begin
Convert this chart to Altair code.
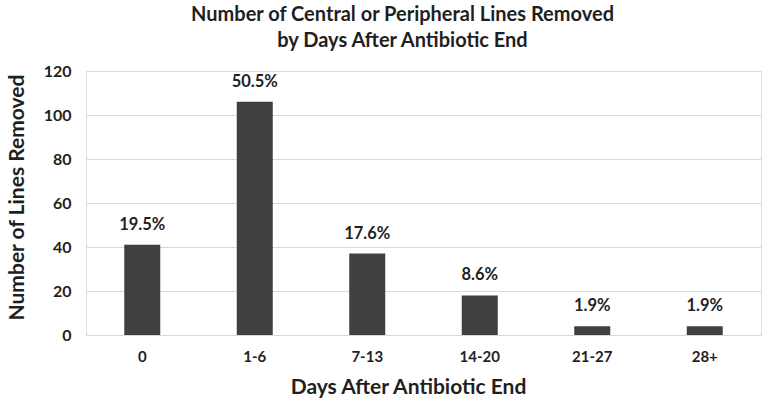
import altair as alt
import pandas as pd

categories = ["0", "1-6", "7-13", "14-20", "21-27", "28+"]
counts = [41, 106, 37, 18, 4, 4]
pct_labels = ["19.5%", "50.5%", "17.6%", "8.6%", "1.9%", "1.9%"]
y_ticks = [0, 20, 40, 60, 80, 100, 120]

df = pd.DataFrame({"cat": categories, "n": counts, "pct": pct_labels})

FONT = "Lato"
TXT = "#1f1f1f"

base = alt.Chart(df).encode(
    x=alt.X("cat:N", sort=categories, title="Days After Antibiotic End",
            scale=alt.Scale(paddingInner=0.68, paddingOuter=0.34),
            axis=alt.Axis(labelAngle=0, labelFont=FONT, labelFontSize=15, labelFontWeight="bold",
                          labelColor=TXT, labelPadding=14, ticks=False, domainColor="#d9d9d9",
                          titleFont=FONT, titleFontSize=21, titleFontWeight="bold", titleColor=TXT,
                          titlePadding=12, titleX=322)),
    y=alt.Y("n:Q", title="Number of Lines Removed",
            scale=alt.Scale(domain=[0, 120]),
            axis=alt.Axis(values=y_ticks, labelFont=FONT, labelFontSize=16, labelFontWeight="bold",
                          labelColor=TXT, labelPadding=15, ticks=False, domain=False,
                          gridColor="#d9d9d9", titleFont=FONT, titleFontSize=21,
                          titleFontWeight="bold", titleColor=TXT, titlePadding=16, titleY=126)),
)

bars = base.mark_bar(color="#404040")
labels = base.mark_text(dy=-12, font=FONT, fontSize=16.5, fontWeight="bold", color=TXT,
                        baseline="bottom").encode(text="pct:N")

chart = (bars + labels).properties(
    width=675, height=264,
    title=alt.Title(["Number of Central or Peripheral Lines Removed", "by Days After Antibiotic End"],
                    font=FONT, fontSize=20, fontWeight="bold", color=TXT, lineHeight=26,
                    anchor="middle", frame="group", offset=12, dx=-21),
    autosize=alt.AutoSizeParams(type="none"),
    padding={"left": 86, "top": 71, "right": 4, "bottom": 70},
).configure_view(stroke=None).configure(background="white")

chart.save("out.html", embed_options={"renderer": "svg", "actions": False})
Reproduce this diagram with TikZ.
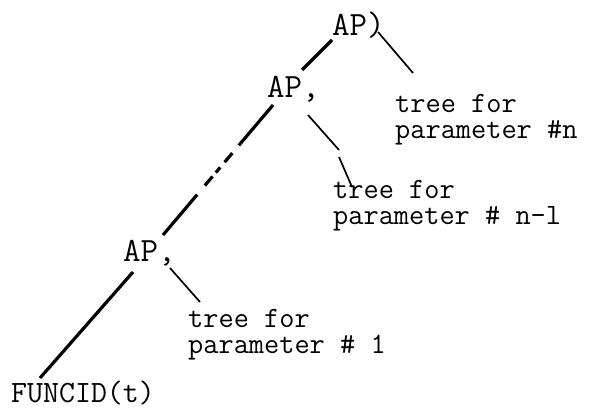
\documentclass[tikz,border=0pt]{standalone}
\usetikzlibrary{calc}
\tikzset{
  label/.style={inner sep=0pt, anchor=base west, align=left,
    font=\fontsize{29.5}{26}\selectfont\ttfamily},
  apnode/.style={inner sep=0pt, anchor=base west,
    font=\fontsize{34}{34}\selectfont\ttfamily},
  funnode/.style={inner sep=0pt, anchor=base west,
    font=\fontsize{31}{31}\selectfont\ttfamily},
  trunk/.style={line width=3.2pt},
  twig/.style={line width=1.7pt}
}

\begin{document}
\begin{tikzpicture}[x=1pt, y=-1pt]
  \useasboundingbox (0,0) rectangle (593,410);

  \node[apnode] (top) at (332,35) {AP)};
  \node[apnode] (mid) at (267,97) {AP,};
  \node[apnode] (low) at (123,261) {AP,};
  \node[label] (parn) at (395,138) {tree for\\parameter \#n};
  \node[label] (parm) at (333,224) {tree for\\parameter \# n-l};
  \node[label] (par1) at (188,353) {tree for\\parameter \# 1};
  \node[funnode] (fun) at (11,402) {FUNCID(t)};

  % left spine
  \draw[trunk] ([shift={(0,5)}]top.base west) -- ([shift={(35,-27)}]mid.base west);
  \draw[trunk, dash pattern=on 52.8pt off 10.2pt on 11.9pt off 6.8pt on 6.8pt off 5.1pt on 11.9pt off 11.9pt on 60pt]
    ([shift={(6,8)}]mid.base west) -- ([shift={(40,-26)}]low.base west);
  \draw[trunk] ([shift={(10,11)}]low.base west) -- ([shift={(29,-24)}]fun.base west);

  % parameter subtrees
  \draw[twig] ([shift={(46,-3)}]top.base west) -- ([shift={(18,-65)}]parn.base west);
  \coordinate (kink1) at (339,150);
  \coordinate (kink2) at (339,157);
  \draw[twig] ([shift={(41,18)}]mid.base west) -- (kink1);
  \draw[twig] (kink2) -- ([shift={(19,-37)}]parm.base west);
  \draw[twig] ([shift={(47,7)}]low.base west) -- ([shift={(12,-51)}]par1.base west);
\end{tikzpicture}
\end{document}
end
[TASK PROMPT] Transcribe the full listing above exactly as it stands, minus the pictures.

[RESULT BELOW]
Convert this chart to Altair code.
import altair as alt
import pandas as pd

categories = ["0", "1-6", "7-13", "14-20", "21-27", "28+"]
counts = [41, 106, 37, 18, 4, 4]
pct_labels = ["19.5%", "50.5%", "17.6%", "8.6%", "1.9%", "1.9%"]
y_ticks = [0, 20, 40, 60, 80, 100, 120]

df = pd.DataFrame({"cat": categories, "n": counts, "pct": pct_labels})

FONT = "Lato"
TXT = "#1f1f1f"

base = alt.Chart(df).encode(
    x=alt.X("cat:N", sort=categories, title="Days After Antibiotic End",
            scale=alt.Scale(paddingInner=0.68, paddingOuter=0.34),
            axis=alt.Axis(labelAngle=0, labelFont=FONT, labelFontSize=15, labelFontWeight="bold",
                          labelColor=TXT, labelPadding=14, ticks=False, domainColor="#d9d9d9",
                          titleFont=FONT, titleFontSize=21, titleFontWeight="bold", titleColor=TXT,
                          titlePadding=12, titleX=322)),
    y=alt.Y("n:Q", title="Number of Lines Removed",
            scale=alt.Scale(domain=[0, 120]),
            axis=alt.Axis(values=y_ticks, labelFont=FONT, labelFontSize=16, labelFontWeight="bold",
                          labelColor=TXT, labelPadding=15, ticks=False, domain=False,
                          gridColor="#d9d9d9", titleFont=FONT, titleFontSize=21,
                          titleFontWeight="bold", titleColor=TXT, titlePadding=16, titleY=126)),
)

bars = base.mark_bar(color="#404040")
labels = base.mark_text(dy=-12, font=FONT, fontSize=16.5, fontWeight="bold", color=TXT,
                        baseline="bottom").encode(text="pct:N")

chart = (bars + labels).properties(
    width=675, height=264,
    title=alt.Title(["Number of Central or Peripheral Lines Removed", "by Days After Antibiotic End"],
                    font=FONT, fontSize=20, fontWeight="bold", color=TXT, lineHeight=26,
                    anchor="middle", frame="group", offset=12, dx=-21),
    autosize=alt.AutoSizeParams(type="none"),
    padding={"left": 86, "top": 71, "right": 4, "bottom": 70},
).configure_view(stroke=None).configure(background="white")

chart.save("out.html", embed_options={"renderer": "svg", "actions": False})
Reproduce this diagram with TikZ.
\documentclass[tikz,border=0pt]{standalone}
\usetikzlibrary{calc}
\tikzset{
  label/.style={inner sep=0pt, anchor=base west, align=left,
    font=\fontsize{29.5}{26}\selectfont\ttfamily},
  apnode/.style={inner sep=0pt, anchor=base west,
    font=\fontsize{34}{34}\selectfont\ttfamily},
  funnode/.style={inner sep=0pt, anchor=base west,
    font=\fontsize{31}{31}\selectfont\ttfamily},
  trunk/.style={line width=3.2pt},
  twig/.style={line width=1.7pt}
}

\begin{document}
\begin{tikzpicture}[x=1pt, y=-1pt]
  \useasboundingbox (0,0) rectangle (593,410);

  \node[apnode] (top) at (332,35) {AP)};
  \node[apnode] (mid) at (267,97) {AP,};
  \node[apnode] (low) at (123,261) {AP,};
  \node[label] (parn) at (395,138) {tree for\\parameter \#n};
  \node[label] (parm) at (333,224) {tree for\\parameter \# n-l};
  \node[label] (par1) at (188,353) {tree for\\parameter \# 1};
  \node[funnode] (fun) at (11,402) {FUNCID(t)};

  % left spine
  \draw[trunk] ([shift={(0,5)}]top.base west) -- ([shift={(35,-27)}]mid.base west);
  \draw[trunk, dash pattern=on 52.8pt off 10.2pt on 11.9pt off 6.8pt on 6.8pt off 5.1pt on 11.9pt off 11.9pt on 60pt]
    ([shift={(6,8)}]mid.base west) -- ([shift={(40,-26)}]low.base west);
  \draw[trunk] ([shift={(10,11)}]low.base west) -- ([shift={(29,-24)}]fun.base west);

  % parameter subtrees
  \draw[twig] ([shift={(46,-3)}]top.base west) -- ([shift={(18,-65)}]parn.base west);
  \coordinate (kink1) at (339,150);
  \coordinate (kink2) at (339,157);
  \draw[twig] ([shift={(41,18)}]mid.base west) -- (kink1);
  \draw[twig] (kink2) -- ([shift={(19,-37)}]parm.base west);
  \draw[twig] ([shift={(47,7)}]low.base west) -- ([shift={(12,-51)}]par1.base west);
\end{tikzpicture}
\end{document}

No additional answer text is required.